Concerning the push for a public health insurance plan, Arnold Kling writes:
Getting people to reduce their use of medical services is the spinach of health care reform. Expanding insurance coverage is the dessert. The Democrats want to enact dessert now, and worry about spinach later. For the dessert part, they want no Republicans involved. Down the road, when they are ready to tackle the spinach part, they will press for bipartisan cooperation and statesmanship from Republicans.
If I were a Republican, I would support a public health insurance plan that provides real health insurance. That is, it would have low premiums, but extremely high deductibles and co-payments–beyond anything we see today.

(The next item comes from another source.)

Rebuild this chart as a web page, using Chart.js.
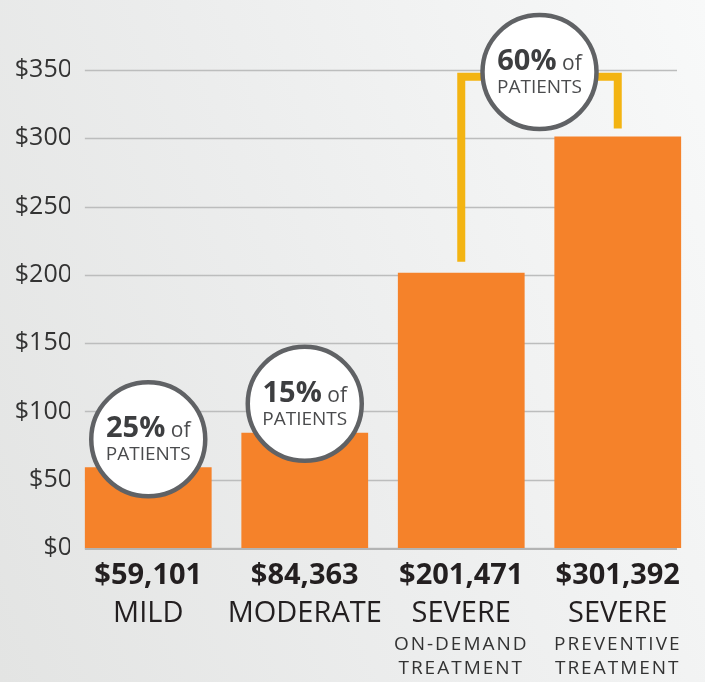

People on the plan would, on average, pay more than 50 percent of their health expenses out of pocket. Only people at the very high end of expenses would get insurance payments. [ed. note: I take it that Kling, who explicitly advocates the subsidization of insurance for the poor, is happy to have the relevant limits calculated in relative terms, as a percentage of income. - JS] Even their co-oayments [sic] would not drop to zero.
There are various reasons why such plans do not exist today. Many of these reasons are regulatory. I am not sure how such a plan would fare in a free market. But that is the kind of public plan I could get behind.
Me too, and I’m genuinely baffled by the number of liberals who insist that even in the absence of outright government rationing (which, of course, would be eminently subject to capture by the medical lobby), health care costs can be seriously controlled without creating direct incentives for individuals to question the value of various proposed expenditures and go in for the kinds of lifestyles that make medical treatment unnecessary in the first place. I’ll have another post up on the subject soon that will deal with a common objection to a proposal like Kling’s, but for now let the takeaway be the simple observation that it’s very difficult for things to be at once free and cheap; I’m certainly not insisting that making health care consumers into health care “shoppers” would suffice to drive down medical costs to the appropriate levels, but it seems to be an obviously central element of any health care policy that could ever really work.